_The task_
Write out the material exactly, with the pictures left out.

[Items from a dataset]

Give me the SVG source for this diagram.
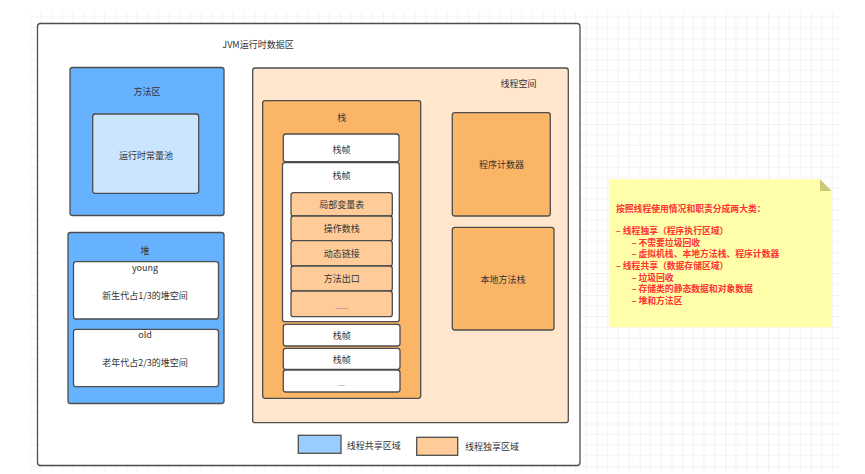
<svg xmlns="http://www.w3.org/2000/svg" width="865" height="474" viewBox="0 0 865 474">
<style>
text{font-family:"Noto Sans CJK SC","Liberation Sans",sans-serif;font-size:9px;fill:#333;text-anchor:middle;dominant-baseline:central}
.b{stroke:#4d4d4d;stroke-width:1.3}
.blue{fill:#66b2ff}
.lblue{fill:#cce5ff}
.white{fill:#fff}
.peach{fill:#ffe6cc}
.orange{fill:#fbb567}
.lorange{fill:#ffcc99}
.note{font-size:8.8px;fill:#ff3333;font-weight:bold;text-anchor:start}
</style>
<defs>
<pattern id="grid" patternUnits="userSpaceOnUse" x="40.5" y="38.3" width="42.8" height="42.8">
<path d="M10.7 0V42.8M21.4 0V42.8M32.1 0V42.8M0 10.7H42.8M0 21.4H42.8M0 32.1H42.8" stroke="#f3f3f3" stroke-width="1" fill="none"/>
<path d="M0 0V42.8M0 0H42.8" stroke="#e6e6e6" stroke-width="1" fill="none"/>
</pattern>
</defs>
<rect x="0" y="0" width="865" height="474" fill="#fff"/>
<rect x="30" y="12" width="810" height="460" fill="url(#grid)"/>

<g id="jvm">
<rect x="37.5" y="23.5" width="542.5" height="442" rx="3" class="b white"/>
<text x="258" y="44.5">JVM运行时数据区</text>
</g>

<g id="method-area">
<rect x="70" y="67.5" width="154" height="148" rx="2.5" class="b blue"/>
<text x="147" y="91">方法区</text>
</g>
<g id="constant-pool">
<rect x="92.7" y="114" width="106" height="79.3" rx="2.5" class="b lblue"/>
<text x="146" y="155">运行时常量池</text>
</g>

<g id="heap">
<rect x="68" y="232.5" width="156" height="171" rx="2.5" class="b blue"/>
<text x="145" y="250">堆</text>
</g>
<g id="young">
<rect x="73.5" y="261.7" width="145" height="57.3" rx="2.5" class="b white"/>
<text x="145" y="267.5">young</text>
<text x="145" y="295.5">新生代占1/3的堆空间</text>
</g>
<g id="old">
<rect x="73.5" y="329.3" width="145" height="57.4" rx="2.5" class="b white"/>
<text x="145" y="334.5">old</text>
<text x="145" y="362.3">老年代占2/3的堆空间</text>
</g>

<g id="thread-space">
<rect x="252.7" y="68" width="315.6" height="354.7" rx="2.5" class="b peach"/>
<text x="518.5" y="83.3">线程空间</text>
</g>

<g id="stack">
<rect x="262.7" y="100.7" width="158" height="297.6" rx="2.5" class="b orange"/>
<text x="341.7" y="117.3">栈</text>
</g>
<g id="frame1">
<rect x="283.3" y="134" width="115.7" height="27.7" rx="2.5" class="b white"/>
<text x="341.5" y="149">栈帧</text>
</g>
<g id="frame2">
<rect x="282.5" y="162.7" width="116.8" height="159" rx="2.5" class="b white"/>
<text x="341.5" y="175">栈帧</text>
</g>
<g id="local-vars">
<rect x="291" y="192.7" width="101.3" height="23.3" rx="2.5" class="b lorange"/>
<text x="341.7" y="204.5">局部变量表</text>
</g>
<g id="operand-stack">
<rect x="291" y="216" width="101.3" height="24.7" rx="2.5" class="b lorange"/>
<text x="341.7" y="228.5">操作数栈</text>
</g>
<g id="dynamic-link">
<rect x="291" y="240.7" width="101.3" height="25.3" rx="2.5" class="b lorange"/>
<text x="341.7" y="253.5">动态链接</text>
</g>
<g id="return-addr">
<rect x="291" y="266" width="101.3" height="25" rx="2.5" class="b lorange"/>
<text x="341.7" y="278.5">方法出口</text>
</g>
<g id="more-items">
<rect x="291" y="291" width="101.3" height="25.7" rx="2.5" class="b lorange"/>
<text x="341.7" y="305" style="fill:#777;font-size:8px">......</text>
</g>
<g id="frame3">
<rect x="283.3" y="324.3" width="116.7" height="21.7" rx="2.5" class="b white"/>
<text x="341.7" y="335.5">栈帧</text>
</g>
<g id="frame4">
<rect x="283.3" y="348.3" width="116.7" height="21" rx="2.5" class="b white"/>
<text x="341.7" y="359.5">栈帧</text>
</g>
<g id="frame-more">
<rect x="283.3" y="370" width="116.7" height="22" rx="2.5" class="b white"/>
<text x="341.7" y="382.5" style="fill:#777;font-size:8px">...</text>
</g>

<g id="pc-register">
<rect x="452.3" y="112.7" width="98" height="103.3" rx="2.5" class="b orange"/>
<text x="501.5" y="164.3">程序计数器</text>
</g>
<g id="native-stack">
<rect x="452.3" y="227.3" width="101.7" height="102.7" rx="2.5" class="b orange"/>
<text x="503" y="279.3">本地方法栈</text>
</g>

<g id="legend-shared">
<rect x="298.3" y="435.3" width="42.7" height="18" class="b" fill="#99ccff"/>
<text x="346.7" y="445" style="text-anchor:start">线程共享区域</text>
</g>
<g id="legend-private">
<rect x="416.7" y="437.3" width="41" height="18" class="b lorange"/>
<text x="465" y="446.7" style="text-anchor:start">线程独享区域</text>
</g>

<g id="note">
<polygon points="609,179.3 820,179.3 831.7,191 831.7,327.3 609,327.3" fill="#ffffaa"/>
<polygon points="820,179.3 831.7,191 820,191" fill="#c9c977"/>
<text class="note" x="616" y="208.3">按照线程使用情况和职责分成两大类：</text>
<text class="note" x="616" y="230.7">– 线程独享（程序执行区域）</text>
<text class="note" x="631.7" y="242.3">– 不需要垃圾回收</text>
<text class="note" x="631.7" y="253.9">– 虚拟机栈、本地方法栈、程序计数器</text>
<text class="note" x="616" y="265.5">– 线程共享（数据存储区域）</text>
<text class="note" x="631.7" y="277.1">– 垃圾回收</text>
<text class="note" x="631.7" y="288.7">– 存储类的静态数据和对象数据</text>
<text class="note" x="631.7" y="300.3">– 堆和方法区</text>
</g>
<g id="connectors"></g>
</svg>
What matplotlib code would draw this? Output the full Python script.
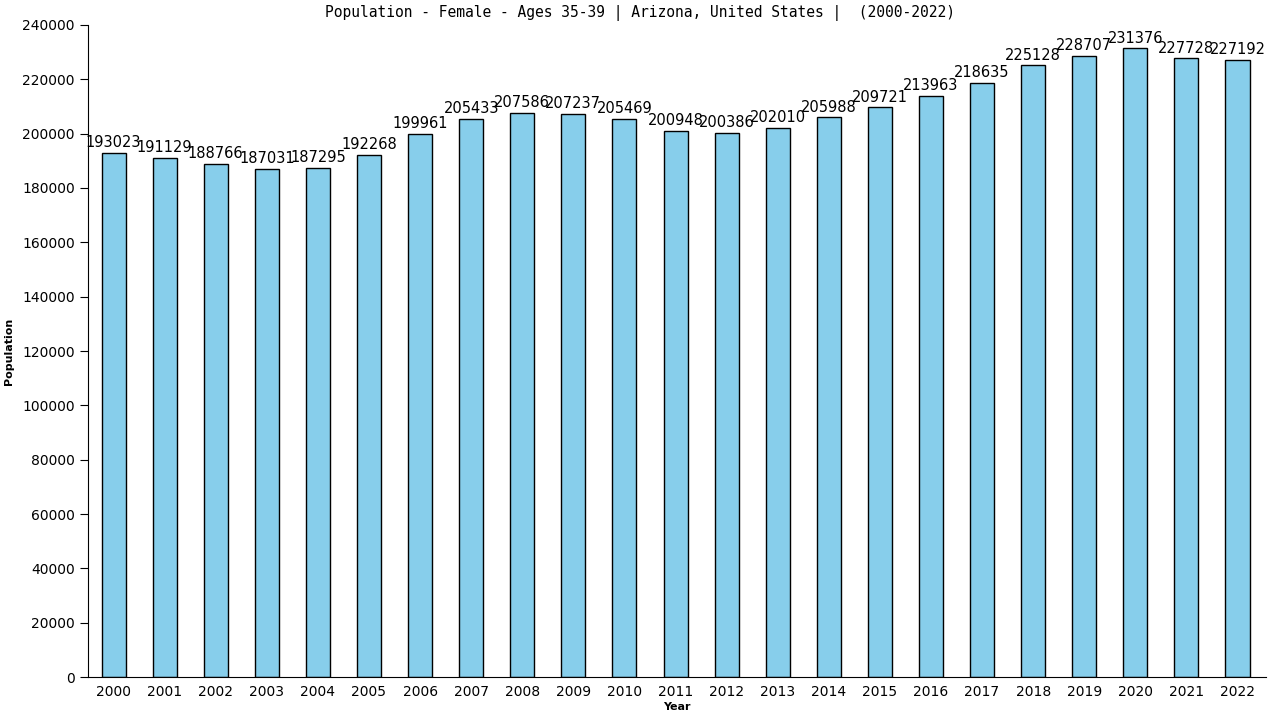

_Response_
Give me the SVG source for this diagram.
<svg xmlns="http://www.w3.org/2000/svg" width="865" height="474" viewBox="0 0 865 474">
<style>
text{font-family:"Noto Sans CJK SC","Liberation Sans",sans-serif;font-size:9px;fill:#333;text-anchor:middle;dominant-baseline:central}
.b{stroke:#4d4d4d;stroke-width:1.3}
.blue{fill:#66b2ff}
.lblue{fill:#cce5ff}
.white{fill:#fff}
.peach{fill:#ffe6cc}
.orange{fill:#fbb567}
.lorange{fill:#ffcc99}
.note{font-size:8.8px;fill:#ff3333;font-weight:bold;text-anchor:start}
</style>
<defs>
<pattern id="grid" patternUnits="userSpaceOnUse" x="40.5" y="38.3" width="42.8" height="42.8">
<path d="M10.7 0V42.8M21.4 0V42.8M32.1 0V42.8M0 10.7H42.8M0 21.4H42.8M0 32.1H42.8" stroke="#f3f3f3" stroke-width="1" fill="none"/>
<path d="M0 0V42.8M0 0H42.8" stroke="#e6e6e6" stroke-width="1" fill="none"/>
</pattern>
</defs>
<rect x="0" y="0" width="865" height="474" fill="#fff"/>
<rect x="30" y="12" width="810" height="460" fill="url(#grid)"/>

<g id="jvm">
<rect x="37.5" y="23.5" width="542.5" height="442" rx="3" class="b white"/>
<text x="258" y="44.5">JVM运行时数据区</text>
</g>

<g id="method-area">
<rect x="70" y="67.5" width="154" height="148" rx="2.5" class="b blue"/>
<text x="147" y="91">方法区</text>
</g>
<g id="constant-pool">
<rect x="92.7" y="114" width="106" height="79.3" rx="2.5" class="b lblue"/>
<text x="146" y="155">运行时常量池</text>
</g>

<g id="heap">
<rect x="68" y="232.5" width="156" height="171" rx="2.5" class="b blue"/>
<text x="145" y="250">堆</text>
</g>
<g id="young">
<rect x="73.5" y="261.7" width="145" height="57.3" rx="2.5" class="b white"/>
<text x="145" y="267.5">young</text>
<text x="145" y="295.5">新生代占1/3的堆空间</text>
</g>
<g id="old">
<rect x="73.5" y="329.3" width="145" height="57.4" rx="2.5" class="b white"/>
<text x="145" y="334.5">old</text>
<text x="145" y="362.3">老年代占2/3的堆空间</text>
</g>

<g id="thread-space">
<rect x="252.7" y="68" width="315.6" height="354.7" rx="2.5" class="b peach"/>
<text x="518.5" y="83.3">线程空间</text>
</g>

<g id="stack">
<rect x="262.7" y="100.7" width="158" height="297.6" rx="2.5" class="b orange"/>
<text x="341.7" y="117.3">栈</text>
</g>
<g id="frame1">
<rect x="283.3" y="134" width="115.7" height="27.7" rx="2.5" class="b white"/>
<text x="341.5" y="149">栈帧</text>
</g>
<g id="frame2">
<rect x="282.5" y="162.7" width="116.8" height="159" rx="2.5" class="b white"/>
<text x="341.5" y="175">栈帧</text>
</g>
<g id="local-vars">
<rect x="291" y="192.7" width="101.3" height="23.3" rx="2.5" class="b lorange"/>
<text x="341.7" y="204.5">局部变量表</text>
</g>
<g id="operand-stack">
<rect x="291" y="216" width="101.3" height="24.7" rx="2.5" class="b lorange"/>
<text x="341.7" y="228.5">操作数栈</text>
</g>
<g id="dynamic-link">
<rect x="291" y="240.7" width="101.3" height="25.3" rx="2.5" class="b lorange"/>
<text x="341.7" y="253.5">动态链接</text>
</g>
<g id="return-addr">
<rect x="291" y="266" width="101.3" height="25" rx="2.5" class="b lorange"/>
<text x="341.7" y="278.5">方法出口</text>
</g>
<g id="more-items">
<rect x="291" y="291" width="101.3" height="25.7" rx="2.5" class="b lorange"/>
<text x="341.7" y="305" style="fill:#777;font-size:8px">......</text>
</g>
<g id="frame3">
<rect x="283.3" y="324.3" width="116.7" height="21.7" rx="2.5" class="b white"/>
<text x="341.7" y="335.5">栈帧</text>
</g>
<g id="frame4">
<rect x="283.3" y="348.3" width="116.7" height="21" rx="2.5" class="b white"/>
<text x="341.7" y="359.5">栈帧</text>
</g>
<g id="frame-more">
<rect x="283.3" y="370" width="116.7" height="22" rx="2.5" class="b white"/>
<text x="341.7" y="382.5" style="fill:#777;font-size:8px">...</text>
</g>

<g id="pc-register">
<rect x="452.3" y="112.7" width="98" height="103.3" rx="2.5" class="b orange"/>
<text x="501.5" y="164.3">程序计数器</text>
</g>
<g id="native-stack">
<rect x="452.3" y="227.3" width="101.7" height="102.7" rx="2.5" class="b orange"/>
<text x="503" y="279.3">本地方法栈</text>
</g>

<g id="legend-shared">
<rect x="298.3" y="435.3" width="42.7" height="18" class="b" fill="#99ccff"/>
<text x="346.7" y="445" style="text-anchor:start">线程共享区域</text>
</g>
<g id="legend-private">
<rect x="416.7" y="437.3" width="41" height="18" class="b lorange"/>
<text x="465" y="446.7" style="text-anchor:start">线程独享区域</text>
</g>

<g id="note">
<polygon points="609,179.3 820,179.3 831.7,191 831.7,327.3 609,327.3" fill="#ffffaa"/>
<polygon points="820,179.3 831.7,191 820,191" fill="#c9c977"/>
<text class="note" x="616" y="208.3">按照线程使用情况和职责分成两大类：</text>
<text class="note" x="616" y="230.7">– 线程独享（程序执行区域）</text>
<text class="note" x="631.7" y="242.3">– 不需要垃圾回收</text>
<text class="note" x="631.7" y="253.9">– 虚拟机栈、本地方法栈、程序计数器</text>
<text class="note" x="616" y="265.5">– 线程共享（数据存储区域）</text>
<text class="note" x="631.7" y="277.1">– 垃圾回收</text>
<text class="note" x="631.7" y="288.7">– 存储类的静态数据和对象数据</text>
<text class="note" x="631.7" y="300.3">– 堆和方法区</text>
</g>
<g id="connectors"></g>
</svg>
What matplotlib code would draw this? Output the full Python script.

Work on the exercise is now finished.